Continuing through May 19, 2019
Fifteen Black artists, practicing from the 1940s to the present, are featured in “Solidary & Solitary: The Joyner/Giuffrida Collection.” This selection abounds with major works in portraiture, minimalism, abstraction, colorfield painting and conceptualism. The curatorial approach establishes a context in which identity and politics are symbolic, subtle and intricate instead of illustrative or predictable. From Norman Lewis (1909-1979), to Sam Gilliam (b.1933) to Bethany Collins (b.1984), “Solidary & Solitary” highlights a historical trajectory that is varied in voices and united in challenging norms — aesthetically and socially.

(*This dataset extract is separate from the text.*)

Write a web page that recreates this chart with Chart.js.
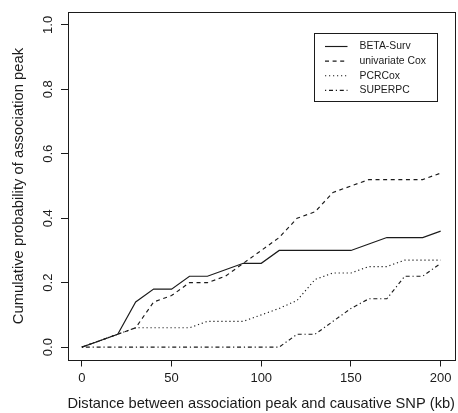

In his “Lynch Fragments,” Melvin Edwards simultaneously evokes the violence perpetrated against African Americans as recently as the 1960s through welded objects like railroad spikes and chains. His material ingenuity has passed on to younger artists, like Leonardo Drew, whose assemblages of organic materials address nature and human nature. Likewise, Jennie C. Jones draws upon artists who came before her in “Composition for Sharps,” a series of shining black piano keys arranged upon grey linen grounds. Jones needs no charged representational imagery to get her message across; her simple gesture alone speaks unequivocally about the history of American music, and those who have been systematically removed from it, despite being some of its most profound innovators.